Differences in the result

Our results differ for English and Bengali in the following ways:

  1. For larger vocabulary Bengali is found to have much higher perplexity than English. This may be due to the fact Bengali is a morphologically richer language than English.

  2. We also observed that while Bengali showed a uniform increase in perplexity and decrease in OOV rate with increasing vocab size. However, this behavior for English is not consistent. Net perplexity decreased by 8.47 when vocab size increased from 1600 to 2000. While the OOV rate is expected to decrease with increasing vocabulary size, it escalated continuously from 0.0619 to 0.0797 while increasing vocabulary size from 650 to 2500.

  3. For all granularity levels, English had a much lower OOV rate than Bengali. This is again can be explained as Bengali is a morphologically rich language.

Takeaway and future work

We analyzed how subwords can be used as efficient way of estimating OOV words and improve the performance of the language model. The results might vary depending on how morphologically rich is the language. We also observed a uniform relation of vocab_size with perplexity and OOV rate i.e. with an increase in vocabulary size, the perplexity escalated, while the OOV rate dipped slowly. However, this behavior is inconsistent for the English language.

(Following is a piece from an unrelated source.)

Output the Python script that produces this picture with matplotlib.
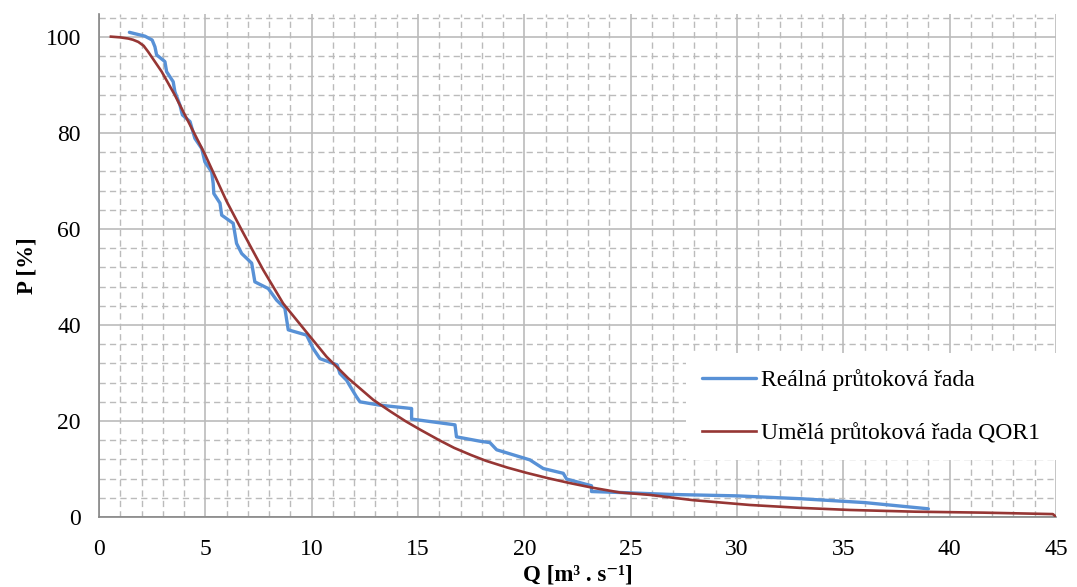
import matplotlib
matplotlib.use("Agg")
import matplotlib.pyplot as plt

plt.rcParams['font.family'] = ['Liberation Serif', 'DejaVu Serif']

# real discharge series (blue)
q_real = [1.43, 2.16, 2.5, 2.63, 2.71, 3.1, 3.18, 3.49, 3.57, 3.81, 3.92, 4.28,
          4.51, 4.83, 4.98, 5.3, 5.37, 5.4, 5.69, 5.77, 6.31, 6.47, 6.71, 7.18,
          7.33, 7.96, 8.35, 8.74, 8.9, 9.76, 10.07, 10.39, 11.2, 11.33, 11.64,
          12.1, 12.27, 13.2, 14.7, 14.7, 16.74, 16.81, 17.9, 18.38, 18.7, 20.26,
          20.89, 21.83, 21.99, 23.16, 23.16, 24.5, 26.85, 30.0, 33.0, 36.0, 39.0]
p_real = [101.0, 100.2, 99.4, 98.0, 96.3, 94.9, 92.8, 90.7, 88.6, 85.8, 83.8, 82.4,
          78.9, 76.8, 74.0, 71.9, 69.5, 67.4, 65.4, 62.9, 61.2, 57.0, 54.9, 52.9,
          49.0, 47.6, 45.2, 43.5, 39.0, 37.9, 35.1, 33.0, 31.7, 29.9, 28.5,
          25.1, 24.0, 23.3, 22.6, 20.4, 19.2, 16.7, 15.8, 15.5, 14.0, 11.9,
          10.1, 9.1, 7.9, 6.5, 5.3, 5.1, 4.7, 4.4, 3.8, 3.0, 1.7]

# artificial series QOR1 (red)
q_art = [0.56, 1.0, 1.38, 1.6, 1.85, 2.1, 2.32, 2.95, 3.57, 4.36, 4.98, 5.5, 6.0,
         6.71, 7.72, 8.66, 9.76, 10.7, 11.72, 12.9, 13.7, 14.4, 15.1, 16.0, 16.7,
         17.5, 18.2, 19.2, 20.1, 21.1, 22.1, 23.2, 24.5, 25.9, 27.94, 30.6, 32.96,
         35.3, 38.4, 41.6, 44.85, 45.0]
p_art = [100.1, 99.95, 99.7, 99.45, 99.0, 98.2, 96.9, 92.8, 87.9, 81.0, 75.6, 70.6,
         65.8, 59.8, 51.5, 44.5, 38.5, 33.4, 28.9, 24.4, 22.0, 20.0, 18.2, 16.0, 14.4,
         12.9, 11.7, 10.3, 9.2, 8.1, 7.1, 6.1, 5.1, 4.6, 3.5, 2.5, 1.9,
         1.46, 1.1, 0.9, 0.6, 0.05]

fig = plt.figure(figsize=(10.77, 5.87), dpi=100)
ax = fig.add_axes([0.0919, 0.1193, 0.8886, 0.8567])

ax.plot(q_real, p_real, color='#5891D6', lw=2.4, label='Reálná průtoková řada',
        solid_joinstyle='round', solid_capstyle='round', zorder=3)
ax.plot(q_art, p_art, color='#963634', lw=1.9, label='Umělá průtoková řada QOR1',
        solid_joinstyle='round', zorder=4)

ax.set_xlim(0, 45)
ax.set_ylim(0, 104.8)
ax.set_xticks(range(0, 46, 5))
ax.set_xticks(range(0, 46, 1), minor=True)
ax.set_yticks(range(0, 101, 20))
ax.set_yticks(range(0, 105, 4), minor=True)

ax.grid(which='major', color='#BBBBBB', lw=1.2, zorder=0)
ax.grid(which='minor', color='#BBBBBB', lw=1.0, linestyle=(0, (4.5, 3)), zorder=0)
ax.set_axisbelow(True)

for s in ['top', 'right']:
    ax.spines[s].set_visible(False)
for s in ['left', 'bottom']:
    ax.spines[s].set_color('#868686')
    ax.spines[s].set_linewidth(1.2)

ax.tick_params(which='both', length=0)
ax.tick_params(axis='x', labelsize=17, pad=16)
ax.tick_params(axis='y', labelsize=17, pad=13)

ax.set_xlabel('Q [m³ . s⁻¹]', fontsize=16.5, fontweight='bold', labelpad=3)
ax.set_ylabel('P [%]', fontsize=16.5, fontweight='bold', labelpad=6)

leg = ax.legend(loc='lower right', bbox_to_anchor=(1.0, 0.113), fontsize=17,
                frameon=True, fancybox=False, framealpha=1, edgecolor='none',
                facecolor='white', handlelength=2.3, labelspacing=1.33,
                handletextpad=0.2, borderpad=0.67, borderaxespad=0)

fig.savefig('out.png', dpi=100)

Here are few ways we could improve the results:

  1. We could try training rnnlm with more hidden layers and bptt but at a cost of increased training complexity.
  2. We can also search for optimal vocabulary sizes extensively. Some techniques like grid search with small changes of values could give an improvement in model performance.
  3. better neural network architectures like transformers can also improve the results.